··· INFORMATION SUPPLIED

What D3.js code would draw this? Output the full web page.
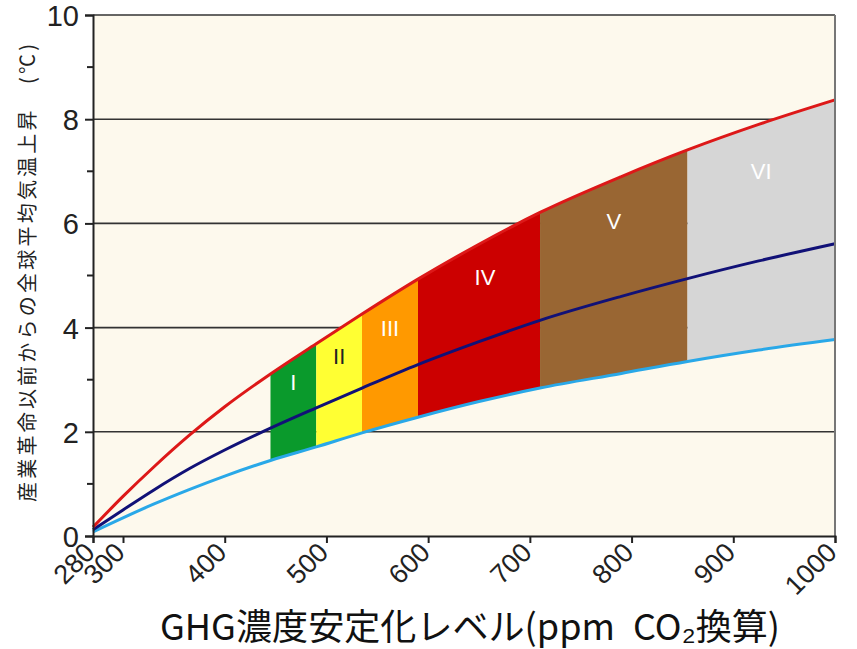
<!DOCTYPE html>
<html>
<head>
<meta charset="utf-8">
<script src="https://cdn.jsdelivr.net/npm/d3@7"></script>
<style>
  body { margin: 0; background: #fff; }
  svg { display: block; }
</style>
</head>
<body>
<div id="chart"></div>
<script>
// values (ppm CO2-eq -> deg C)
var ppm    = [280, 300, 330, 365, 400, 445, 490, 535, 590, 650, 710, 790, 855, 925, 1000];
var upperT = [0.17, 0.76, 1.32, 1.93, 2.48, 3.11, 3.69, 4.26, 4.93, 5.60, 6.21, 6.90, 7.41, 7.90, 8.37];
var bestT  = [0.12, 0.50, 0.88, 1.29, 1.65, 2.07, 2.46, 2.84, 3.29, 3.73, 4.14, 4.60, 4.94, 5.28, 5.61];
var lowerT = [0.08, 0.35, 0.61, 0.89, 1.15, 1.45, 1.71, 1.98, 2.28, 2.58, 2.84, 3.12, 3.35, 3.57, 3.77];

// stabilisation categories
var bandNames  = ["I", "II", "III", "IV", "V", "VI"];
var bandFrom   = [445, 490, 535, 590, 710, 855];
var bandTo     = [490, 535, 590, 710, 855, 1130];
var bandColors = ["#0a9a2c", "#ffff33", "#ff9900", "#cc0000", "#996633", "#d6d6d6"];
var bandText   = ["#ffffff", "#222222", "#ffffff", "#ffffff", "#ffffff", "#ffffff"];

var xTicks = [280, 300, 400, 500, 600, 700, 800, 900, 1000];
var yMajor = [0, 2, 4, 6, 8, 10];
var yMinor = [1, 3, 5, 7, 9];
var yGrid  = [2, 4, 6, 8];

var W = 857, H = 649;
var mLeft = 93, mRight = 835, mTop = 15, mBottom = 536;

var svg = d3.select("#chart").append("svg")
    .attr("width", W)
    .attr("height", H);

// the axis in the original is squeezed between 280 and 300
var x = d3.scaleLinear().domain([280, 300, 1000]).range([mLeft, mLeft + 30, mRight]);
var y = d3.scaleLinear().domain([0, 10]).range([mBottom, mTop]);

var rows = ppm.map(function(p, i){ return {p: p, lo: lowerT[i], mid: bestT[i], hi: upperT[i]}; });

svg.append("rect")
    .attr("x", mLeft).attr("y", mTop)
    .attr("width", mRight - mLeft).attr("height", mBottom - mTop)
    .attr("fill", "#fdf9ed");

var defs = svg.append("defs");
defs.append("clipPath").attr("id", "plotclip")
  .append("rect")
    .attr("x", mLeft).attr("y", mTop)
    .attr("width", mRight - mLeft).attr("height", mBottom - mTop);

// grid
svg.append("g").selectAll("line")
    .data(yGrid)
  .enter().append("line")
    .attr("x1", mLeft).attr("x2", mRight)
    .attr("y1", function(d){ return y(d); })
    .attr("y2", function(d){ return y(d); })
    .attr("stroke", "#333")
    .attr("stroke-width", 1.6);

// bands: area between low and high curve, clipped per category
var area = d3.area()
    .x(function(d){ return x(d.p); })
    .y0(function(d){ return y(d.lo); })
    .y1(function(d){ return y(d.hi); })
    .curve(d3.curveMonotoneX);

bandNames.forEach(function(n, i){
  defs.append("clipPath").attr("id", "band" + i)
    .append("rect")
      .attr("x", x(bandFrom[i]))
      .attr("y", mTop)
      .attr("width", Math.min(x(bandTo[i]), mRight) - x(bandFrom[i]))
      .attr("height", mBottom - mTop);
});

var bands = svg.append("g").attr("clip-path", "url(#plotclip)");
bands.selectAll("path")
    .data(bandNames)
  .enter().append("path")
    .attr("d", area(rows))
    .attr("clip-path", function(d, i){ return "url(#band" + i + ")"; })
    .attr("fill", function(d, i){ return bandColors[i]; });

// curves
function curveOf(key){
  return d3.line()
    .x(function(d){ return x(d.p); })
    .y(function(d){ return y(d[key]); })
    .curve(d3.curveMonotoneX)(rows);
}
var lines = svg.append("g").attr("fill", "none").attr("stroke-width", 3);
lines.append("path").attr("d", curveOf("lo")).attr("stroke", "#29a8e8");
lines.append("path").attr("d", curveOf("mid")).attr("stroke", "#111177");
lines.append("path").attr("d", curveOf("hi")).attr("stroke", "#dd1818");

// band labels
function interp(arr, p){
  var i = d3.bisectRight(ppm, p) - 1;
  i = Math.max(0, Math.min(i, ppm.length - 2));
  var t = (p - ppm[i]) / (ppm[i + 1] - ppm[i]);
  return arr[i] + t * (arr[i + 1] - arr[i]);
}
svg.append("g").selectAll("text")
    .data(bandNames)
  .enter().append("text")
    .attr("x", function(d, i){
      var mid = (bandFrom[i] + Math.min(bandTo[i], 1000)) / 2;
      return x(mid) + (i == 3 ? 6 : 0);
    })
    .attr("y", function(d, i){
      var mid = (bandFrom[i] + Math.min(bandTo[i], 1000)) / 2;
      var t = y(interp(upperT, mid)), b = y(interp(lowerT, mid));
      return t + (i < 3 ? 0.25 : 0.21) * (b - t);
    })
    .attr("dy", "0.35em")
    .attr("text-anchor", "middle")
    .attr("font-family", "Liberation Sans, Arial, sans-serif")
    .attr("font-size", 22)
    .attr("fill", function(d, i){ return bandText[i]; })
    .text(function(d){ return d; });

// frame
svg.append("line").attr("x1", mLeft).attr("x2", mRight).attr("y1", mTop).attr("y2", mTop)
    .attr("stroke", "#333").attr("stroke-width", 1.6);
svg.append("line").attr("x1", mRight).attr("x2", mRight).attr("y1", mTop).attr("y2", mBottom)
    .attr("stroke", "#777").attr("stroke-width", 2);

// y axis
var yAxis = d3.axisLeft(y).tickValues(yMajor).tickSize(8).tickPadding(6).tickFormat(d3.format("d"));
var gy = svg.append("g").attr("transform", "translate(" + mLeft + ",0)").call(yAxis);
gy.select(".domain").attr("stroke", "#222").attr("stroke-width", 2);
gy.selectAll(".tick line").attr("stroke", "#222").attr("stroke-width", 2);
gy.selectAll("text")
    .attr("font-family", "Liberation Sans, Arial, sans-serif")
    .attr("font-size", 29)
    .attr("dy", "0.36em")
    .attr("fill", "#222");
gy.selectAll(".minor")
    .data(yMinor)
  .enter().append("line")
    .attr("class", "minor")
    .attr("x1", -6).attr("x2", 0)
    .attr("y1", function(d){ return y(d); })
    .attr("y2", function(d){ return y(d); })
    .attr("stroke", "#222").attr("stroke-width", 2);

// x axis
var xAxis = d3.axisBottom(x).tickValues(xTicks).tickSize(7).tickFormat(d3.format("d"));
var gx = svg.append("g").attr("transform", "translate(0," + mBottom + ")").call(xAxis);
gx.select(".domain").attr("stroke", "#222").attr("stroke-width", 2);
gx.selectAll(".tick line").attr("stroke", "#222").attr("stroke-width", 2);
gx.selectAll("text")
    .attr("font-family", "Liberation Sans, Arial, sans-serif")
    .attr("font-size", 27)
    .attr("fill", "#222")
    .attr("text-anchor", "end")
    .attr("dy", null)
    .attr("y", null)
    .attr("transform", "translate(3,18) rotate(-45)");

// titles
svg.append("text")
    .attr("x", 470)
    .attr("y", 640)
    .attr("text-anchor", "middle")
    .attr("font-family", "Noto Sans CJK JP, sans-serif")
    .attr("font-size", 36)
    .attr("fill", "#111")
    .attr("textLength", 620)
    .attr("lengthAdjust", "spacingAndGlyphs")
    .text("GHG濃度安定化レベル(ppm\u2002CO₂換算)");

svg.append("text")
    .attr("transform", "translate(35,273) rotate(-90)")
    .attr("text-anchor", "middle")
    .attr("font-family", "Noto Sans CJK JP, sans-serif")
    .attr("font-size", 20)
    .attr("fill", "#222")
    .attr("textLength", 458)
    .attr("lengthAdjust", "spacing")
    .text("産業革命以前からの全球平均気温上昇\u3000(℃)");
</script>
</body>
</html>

······

:: WORK TO BE COMPLETED ::
From the first line above down to the line with "3.35, 3.57, 3.77];", reproduce every line and no others, omitting pictures.

:: ANSWER TO THIS PROBLEM ::
What D3.js code would draw this? Output the full web page.
<!DOCTYPE html>
<html>
<head>
<meta charset="utf-8">
<script src="https://cdn.jsdelivr.net/npm/d3@7"></script>
<style>
  body { margin: 0; background: #fff; }
  svg { display: block; }
</style>
</head>
<body>
<div id="chart"></div>
<script>
// values (ppm CO2-eq -> deg C)
var ppm    = [280, 300, 330, 365, 400, 445, 490, 535, 590, 650, 710, 790, 855, 925, 1000];
var upperT = [0.17, 0.76, 1.32, 1.93, 2.48, 3.11, 3.69, 4.26, 4.93, 5.60, 6.21, 6.90, 7.41, 7.90, 8.37];
var bestT  = [0.12, 0.50, 0.88, 1.29, 1.65, 2.07, 2.46, 2.84, 3.29, 3.73, 4.14, 4.60, 4.94, 5.28, 5.61];
var lowerT = [0.08, 0.35, 0.61, 0.89, 1.15, 1.45, 1.71, 1.98, 2.28, 2.58, 2.84, 3.12, 3.35, 3.57, 3.77];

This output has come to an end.